Exercise details: From the first line of the data down to and including the line with "0, 1, 1, 0, 0];", copy everything exactly, leaving out pictures.

════════

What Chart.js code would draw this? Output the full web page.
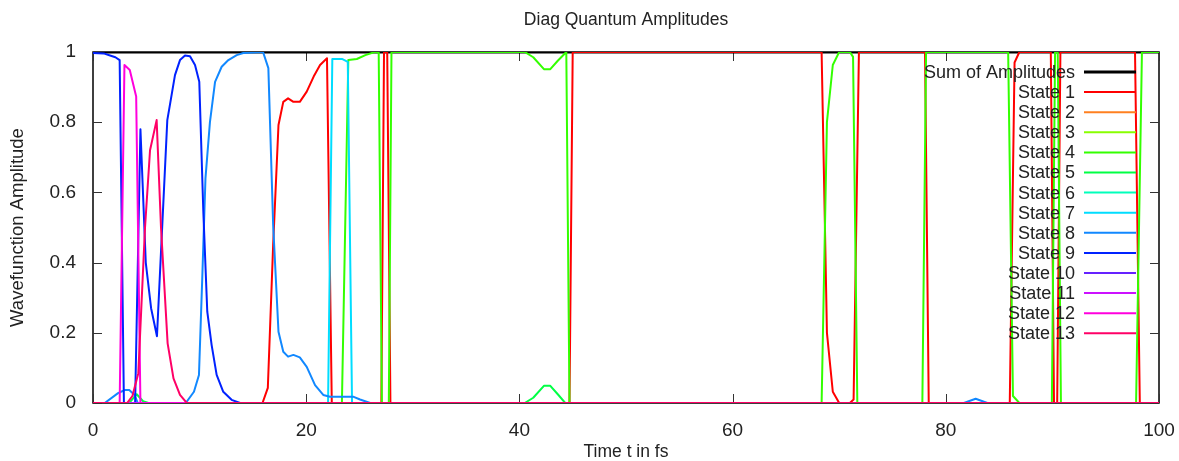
<!DOCTYPE html>
<html>
<head>
<meta charset="utf-8">
<title>Diag Quantum Amplitudes</title>
<script src="https://cdn.jsdelivr.net/npm/chart.js@4.4.1/dist/chart.umd.min.js"></script>
<style>
  html, body { margin: 0; padding: 0; background: #fff; }
  #wrap { width: 1179px; height: 461px; }
</style>
</head>
<body>
<div id="wrap"><canvas id="chart" width="1179" height="461"></canvas></div>
<script>
// values: time in fs, amplitude 0..1
const sumTime = [0, 100];
const sumAmp = [1, 1];

const state1Time = [0, 15.9, 16.4, 16.9, 17.4, 17.85, 18.3, 18.8, 19.4, 20.05, 20.7, 21.3, 21.95, 22.4, 27.05, 27.3, 27.6, 27.9, 44.7, 45.0, 68.35, 68.85, 69.4, 70.0, 71.0, 71.35, 71.85, 78.05, 78.4, 86.0, 86.45, 86.9, 89.85, 90.15, 90.45, 90.75, 97.75, 98.2, 100];
const state1Amp = [0, 0, 0.043, 0.45, 0.792, 0.858, 0.868, 0.858, 0.858, 0.887, 0.93, 0.963, 0.982, 0, 0, 1, 1, 0, 0, 1, 1, 0.2, 0.032, 0, 0, 0.01, 1, 1, 0, 0, 0.97, 1, 1, 0, 0, 1, 1, 0, 0];

const state2Time = [0, 100];
const state2Amp = [0, 0];

const state3Time = [0, 100];
const state3Amp = [0, 0];

const state4Time = [0, 23.35, 23.95, 24.75, 25.55, 26.35, 26.8, 27.1, 27.75, 28.0, 40.5, 41.3, 42.3, 42.9, 43.6, 44.4, 44.7, 68.35, 68.85, 69.4, 70.0, 71.0, 71.3, 71.7, 77.8, 78.15, 85.85, 86.3, 86.9, 89.95, 90.25, 90.5, 90.8, 97.85, 98.4, 100];
const state4Amp = [0, 0, 0.977, 0.98, 0.991, 0.999, 1, 0, 0, 1, 1, 0.985, 0.951, 0.951, 0.975, 1, 0, 0, 0.8, 0.963, 1, 1, 0.986, 0, 0, 1, 1, 0.02, 0, 0, 1, 1, 0, 0, 1, 1];

const state5Time = [0, 3.4, 4.1, 4.7, 5.2, 40.5, 41.3, 42.3, 42.9, 43.6, 44.3, 100];
const state5Amp = [0, 0, 0.025, 0.005, 0, 0, 0.015, 0.049, 0.049, 0.025, 0, 0];

const state6Time = [0, 100];
const state6Amp = [0, 0];

const state7Time = [0, 22.05, 22.45, 23.4, 23.9, 24.3, 100];
const state7Amp = [0, 0, 0.98, 0.98, 0.972, 0, 0];

const state8Time = [0, 1.1, 2.35, 3.0, 3.4, 3.9, 4.2, 8.7, 9.47, 9.94, 10.25, 10.55, 10.97, 11.45, 12.07, 12.7, 13.48, 14.1, 15.95, 16.45, 16.9, 17.4, 17.85, 18.3, 18.8, 19.4, 20.05, 20.83, 21.6, 22.23, 24.4, 25.05, 26.0, 81.7, 82.8, 83.9, 100];
const state8Amp = [0, 0, 0.028, 0.037, 0.037, 0.023, 0, 0, 0.032, 0.08, 0.356, 0.64, 0.8, 0.915, 0.958, 0.977, 0.991, 0.997, 1, 0.954, 0.507, 0.203, 0.146, 0.132, 0.137, 0.13, 0.103, 0.051, 0.023, 0.018, 0.018, 0.01, 0, 0, 0.012, 0, 0];

const state9Time = [0, 1.0, 1.6, 2.1, 2.5, 2.9, 3.95, 4.45, 4.95, 5.45, 6.0, 6.97, 7.22, 7.69, 8.16, 8.63, 9.1, 9.57, 9.97, 10.35, 10.72, 11.13, 11.6, 12.22, 13.0, 13.8, 100];
const state9Amp = [0.997, 0.996, 0.99, 0.985, 0.977, 0, 0, 0.78, 0.4, 0.27, 0.19, 0.806, 0.85, 0.934, 0.977, 0.99, 0.988, 0.963, 0.915, 0.545, 0.26, 0.165, 0.08, 0.032, 0.009, 0, 0];

const state10Time = [0, 100];
const state10Amp = [0, 0];

const state11Time = [0, 100];
const state11Amp = [0, 0];

const state12Time = [0, 2.5, 2.95, 3.45, 4.05, 4.45, 100];
const state12Amp = [0, 0, 0.963, 0.949, 0.873, 0, 0];

const state13Time = [0, 3.2, 3.7, 4.25, 4.88, 5.35, 5.97, 6.38, 7.0, 7.55, 8.16, 8.8, 100];
const state13Amp = [0, 0, 0.02, 0.085, 0.5, 0.72, 0.806, 0.5, 0.17, 0.07, 0.023, 0, 0];

const xTicks = [0, 20, 40, 60, 80, 100];
const yTicks = [0, 0.2, 0.4, 0.6, 0.8, 1];

const FONT = "'Liberation Sans', Arial, sans-serif";
const TEXT = "#222";

function toPoints(times, amps) {
  return times.map((t, i) => ({ x: t, y: amps[i] }));
}

const series = [
  ["Sum of Amplitudes", sumTime, sumAmp, "#000000", 3],
  ["State 1", state1Time, state1Amp, "#ff0000", 2],
  ["State 2", state2Time, state2Amp, "#ff8020", 2],
  ["State 3", state3Time, state3Amp, "#88ff00", 2],
  ["State 4", state4Time, state4Amp, "#33ff00", 2],
  ["State 5", state5Time, state5Amp, "#00ff44", 2],
  ["State 6", state6Time, state6Amp, "#00ffbb", 2],
  ["State 7", state7Time, state7Amp, "#00ddff", 2],
  ["State 8", state8Time, state8Amp, "#1188ff", 2],
  ["State 9", state9Time, state9Amp, "#0022ff", 2],
  ["State 10", state10Time, state10Amp, "#6622ff", 2],
  ["State 11", state11Time, state11Amp, "#cc11ff", 2],
  ["State 12", state12Time, state12Amp, "#ff00dd", 2],
  ["State 13", state13Time, state13Amp, "#ff0066", 2],
];

// gnuplot draws later curves on top, so later series get a lower order
const datasets = series.map((s, i) => ({
  label: s[0],
  data: toPoints(s[1], s[2]),
  borderColor: s[3],
  backgroundColor: s[3],
  borderWidth: s[4],
  pointRadius: 0,
  tension: 0,
  fill: false,
  borderJoinStyle: "round",
  order: -i,
}));

// border box with mirrored inward ticks
const framePlugin = {
  id: "frame",
  beforeDatasetsDraw(chart) {
    const { ctx, chartArea } = chart;
    const { left, right, top, bottom } = chartArea;
    const xs = chart.scales.x;
    const ys = chart.scales.y;
    ctx.save();
    ctx.strokeStyle = "#000";
    ctx.lineWidth = 1.5;
    ctx.strokeRect(left, top, right - left, bottom - top);
    ctx.lineWidth = 1;
    ctx.strokeStyle = "#333";
    ctx.beginPath();
    xTicks.forEach((v) => {
      const px = Math.round(xs.getPixelForValue(v)) + 0.5;
      ctx.moveTo(px, bottom);
      ctx.lineTo(px, bottom - 9);
      ctx.moveTo(px, top);
      ctx.lineTo(px, top + 9);
    });
    yTicks.forEach((v) => {
      const py = Math.round(ys.getPixelForValue(v)) + 0.5;
      ctx.moveTo(left, py);
      ctx.lineTo(left + 9, py);
      ctx.moveTo(right, py);
      ctx.lineTo(right - 9, py);
    });
    ctx.stroke();
    ctx.restore();
  },
};

// key inside the plot, text right aligned with the sample line after it
const keyPlugin = {
  id: "key",
  afterDatasetsDraw(chart) {
    const { ctx, chartArea } = chart;
    const textRight = chartArea.right - 84;
    const lineStart = chartArea.right - 75;
    const lineEnd = chartArea.right - 23;
    ctx.save();
    ctx.font = "18px " + FONT;
    ctx.textAlign = "right";
    ctx.textBaseline = "middle";
    chart.data.datasets.forEach((ds, i) => {
      const y = chartArea.top + 20 + i * 20.1;
      ctx.fillStyle = TEXT;
      ctx.fillText(ds.label, textRight, y + 1);
      ctx.strokeStyle = ds.borderColor;
      ctx.lineWidth = ds.borderWidth;
      ctx.beginPath();
      ctx.moveTo(lineStart, y);
      ctx.lineTo(lineEnd, y);
      ctx.stroke();
    });
    ctx.restore();
  },
};

new Chart(document.getElementById("chart"), {
  type: "line",
  data: { datasets: datasets },
  options: {
    responsive: false,
    animation: false,
    devicePixelRatio: 1,
    layout: { padding: { left: 0, right: 20, top: 0, bottom: 0 } },
    plugins: {
      legend: { display: false },
      tooltip: { enabled: false },
      title: {
        display: true,
        text: "Diag Quantum Amplitudes",
        fullSize: false,
        color: TEXT,
        font: { family: FONT, size: 17.5, weight: "normal", lineHeight: 1.2 },
        padding: { top: 10, bottom: 21 },
      },
    },
    scales: {
      x: {
        type: "linear",
        min: 0,
        max: 100,
        grid: { display: false },
        border: { display: false },
        ticks: {
          stepSize: 20,
          color: TEXT,
          padding: 8,
          font: { family: FONT, size: 19 },
        },
        title: {
          display: true,
          text: "Time t in fs",
          color: TEXT,
          font: { family: FONT, size: 17.5, lineHeight: 1 },
          padding: { top: 0, bottom: 0 },
        },
        afterFit(scale) {
          scale.height = 58;
          scale.paddingLeft = 0;
          scale.paddingRight = 0;
        },
      },
      y: {
        type: "linear",
        min: 0,
        max: 1,
        grid: { display: false },
        border: { display: false },
        ticks: {
          stepSize: 0.2,
          color: TEXT,
          padding: 9,
          font: { family: FONT, size: 19 },
          callback: (value) => String(Number(value.toFixed(2))),
        },
        title: {
          display: true,
          text: "Wavefunction Amplitude",
          color: TEXT,
          font: { family: FONT, size: 18.5, lineHeight: 1 },
          padding: { top: 9, bottom: 0 },
        },
        afterFit(scale) {
          scale.width = 93;
          scale.paddingTop = 0;
          scale.paddingBottom = 0;
        },
      },
    },
  },
  plugins: [framePlugin, keyPlugin],
});
</script>
</body>
</html>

════════

In response:
What Chart.js code would draw this? Output the full web page.
<!DOCTYPE html>
<html>
<head>
<meta charset="utf-8">
<title>Diag Quantum Amplitudes</title>
<script src="https://cdn.jsdelivr.net/npm/chart.js@4.4.1/dist/chart.umd.min.js"></script>
<style>
  html, body { margin: 0; padding: 0; background: #fff; }
  #wrap { width: 1179px; height: 461px; }
</style>
</head>
<body>
<div id="wrap"><canvas id="chart" width="1179" height="461"></canvas></div>
<script>
// values: time in fs, amplitude 0..1
const sumTime = [0, 100];
const sumAmp = [1, 1];

const state1Time = [0, 15.9, 16.4, 16.9, 17.4, 17.85, 18.3, 18.8, 19.4, 20.05, 20.7, 21.3, 21.95, 22.4, 27.05, 27.3, 27.6, 27.9, 44.7, 45.0, 68.35, 68.85, 69.4, 70.0, 71.0, 71.35, 71.85, 78.05, 78.4, 86.0, 86.45, 86.9, 89.85, 90.15, 90.45, 90.75, 97.75, 98.2, 100];
const state1Amp = [0, 0, 0.043, 0.45, 0.792, 0.858, 0.868, 0.858, 0.858, 0.887, 0.93, 0.963, 0.982, 0, 0, 1, 1, 0, 0, 1, 1, 0.2, 0.032, 0, 0, 0.01, 1, 1, 0, 0, 0.97, 1, 1, 0, 0, 1, 1, 0, 0];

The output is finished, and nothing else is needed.